By tredu.com • 5/22/2025
Tredu
May 23, 2025 – The USD/CHF pair extends its decline to the 0.8250 area in Thursday's early European session, as US fiscal concerns continue to weigh heavily on the US Dollar (USD), boosting demand for the Swiss Franc (CHF), a traditional safe-haven currency.
The Greenback remains under selling pressure amid heightened concerns about the US fiscal situation. US President Donald Trump’s proposed tax and spending plans, which would increase the federal deficit by a staggering $3 trillion to $5 trillion over the next decade, have spooked investors. This has only added to the negative sentiment surrounding the US Dollar, pushing it lower against the Swiss Franc.

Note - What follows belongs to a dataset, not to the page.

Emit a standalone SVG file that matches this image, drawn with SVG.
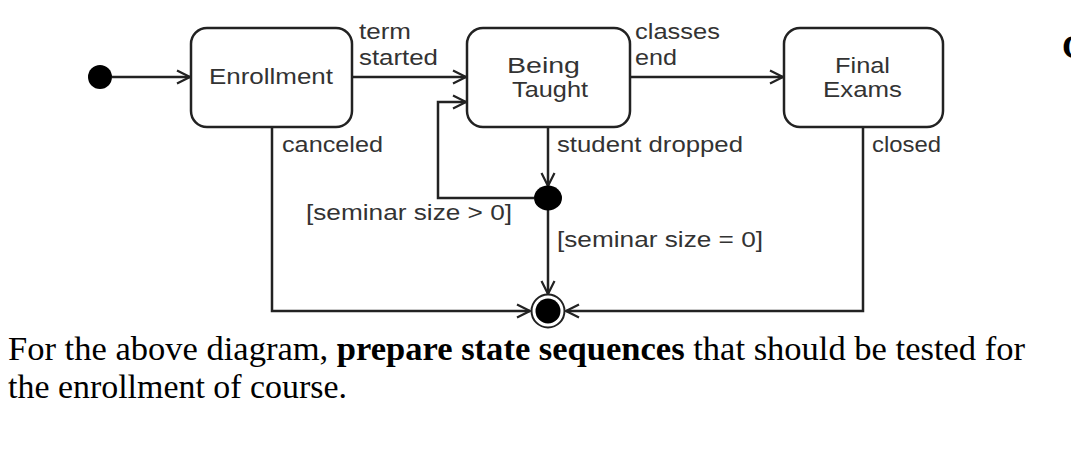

On top of these fiscal worries, US Treasury bond auctions have also been disappointing, contributing to the USD’s weakness. Analysts point to a broader trend of declining demand for US assets as concerns about the country's fiscal health grow.
Additionally, a report from the Wall Street Journal revealed that President Trump informed European leaders that Russian President Vladimir Putin has no intention of ending the war in Ukraine, as he believes he is winning. This statement is adding to global geopolitical uncertainty, which typically strengthens the Swiss Franc as a safe-haven currency.
US economic data is also in focus, with traders awaiting the release of S&P Global Purchasing Managers Index (PMI) data for May. Any surprises in these figures could provide further direction for USD/CHF in the near term.